«Lo que nos gusta o disgusta, lo que está bien o mal, lo que nos engancha o nos tira para atrás, todo o casi todo, es cultural»
Estamos hechos de pasta voluble, de razones y sin razones, de sentimientos variables y contradictorios, a veces confusos. Tan pronto amamos como odiamos o nos enganchamos a las personas, a los animales o a lo inanimado incluso. Somos pues poco fiables, nos traiciona el subconsciente cuando no la propia naturaleza.
El amor más allá del instinto requiere un aprendizaje, que alguien nos diga como funciona, como se ejercita y de qué modo se expresa. La amistad tiene un número casi infinito de grados, desde el todo incondicional hasta el mero conocerse pasando por una variedad interminable de traiciones y recelos insinceros, de idas y venidas, de confianzas y desconciertos.
Leía ayer en algún semanario al uso, que un chino desilusionado y cansado de no entenderse con ninguna pareja después de múltiples y vanos intentos, había pedido contraer matrimonio consigo mismo. La propuesta no deja de ser tan extravagante como inútil pero nos hace pensar que si no aguantó a ninguna persona o nadie lo aguantó a él, seguro que tampoco consigue soportarse a sí mismo.
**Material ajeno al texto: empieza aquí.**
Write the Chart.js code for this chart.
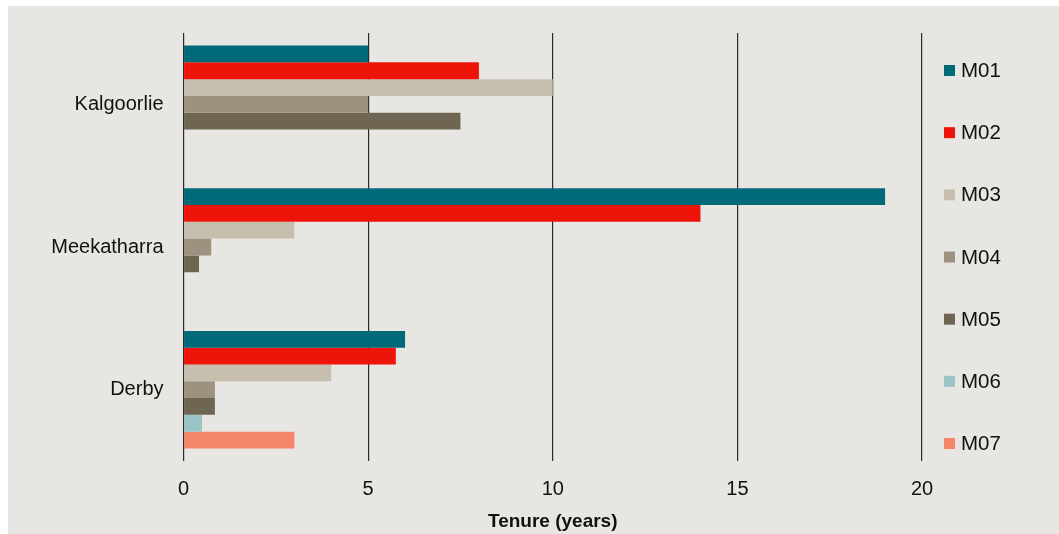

Cada vez somos raros y menos tolerantes. Cuantas más posibilidades de elección entre distintas opciones, más exigentes. Lo veo cada mañana en la panadería: barra francesa, fabiola, chapata, guerniquesa, baguette, torta, hogaza o pan de pueblo, cada modelo además en versión integral, con sésamo, cominos o sabor a nuez, bregado o sin bregar. Es un verdadero reto decidir que pan nos iría mejor para la salud, para la digestión, para la piel, o para regalar el sentido del gusto, si además añadimos aquello de más cocido o menos cocido, acabamos de gastar un montón de fósforo cerebral solamente en esa pequeña elección matutina. Desde que era niña siempre admiré la infinita paciencia desplegada cada mañana por las panaderas para dar gusto, pieza a pieza y a cambio de unos céntimos, a tan exigentes consumidoras cotidianas.
El ejemplo es tan solo eso, un ejemplo, trasladable a todo lo demás que es objeto de consumo humano en la sociedad del bienestar, incluidas las mascotas. ¿O porqué creen que se protege ahora tanto a los animales de compañía mientras se siguen destripando focas en vida para hacer abrigos?, porque las mascotas forman parte del consumismo humano, no porque nos las comamos pero si porque aprovechamos de ellas lo que nos pueden dar: cariño, compañía, fidelidad, etc. son seres vivos convertidos en bienes de consumo y por tanto su venta, transporte, manipulación, trato y finiquito requieren una regulación ad hoc para proteger la salud y la sensibilidad de los demás consumidores antes que la del propio animal. En Centroáfrica se consume carne de mono a cañón y salvo las voces de la conciencia ecologista nadie se remanga para prohibirlo.
Y es que lo que nos gusta o disgusta, lo que está bien o mal, lo que nos engancha o nos tira para atrás, todo o casi todo, es cultural. Cultural entre comillas, no porque sea culto sino porque suena a correcto socialmente, es decir snob, queda bien, viste, da nivel. El esnobismo nos está ganando la partida. La cocina «avanzada», «de diseño», «de autor», está bien, es otra forma de arte y puesto que la gula es uno de nuestros pecados capitales cuidar la mesa y el alimento es signo de refinamiento, pero bajo esa capa de «creacionismo» y en un intento de creatividad genial, también aparecen «artistas» que después de darte un sablazo en euros te mandan a tu casa a rematar la faena gastronómica con un par de huevos fritos de madrugada.
Amamos los tipos que nos vende la publicidad: cuerpos altos, delgados, bien musculados, nos dan lástima los prototipos que no cumplen con la estética marcada, moriríamos de angustia existencial en los años veinte del siglo veinte en que se llevaban las carnes sobradas como símbolo de salud. Nos hacemos adictos a cualquier tratamiento que nos conserve físicamente como mandan los cánones. El negocio de la moda y la belleza están garantizados. Ahora pagamos para dejar de comer y que nos quiten kilos, flacideces, canas, granos, arrugas, años en fin.
Pregunto, ¿Y si para conservar el equilibrio saludable que los romanos predicaban en sus estadios, cultivásemos también el espíritu? . «Periódico CARRIÓN, 1 de marzo de 2007».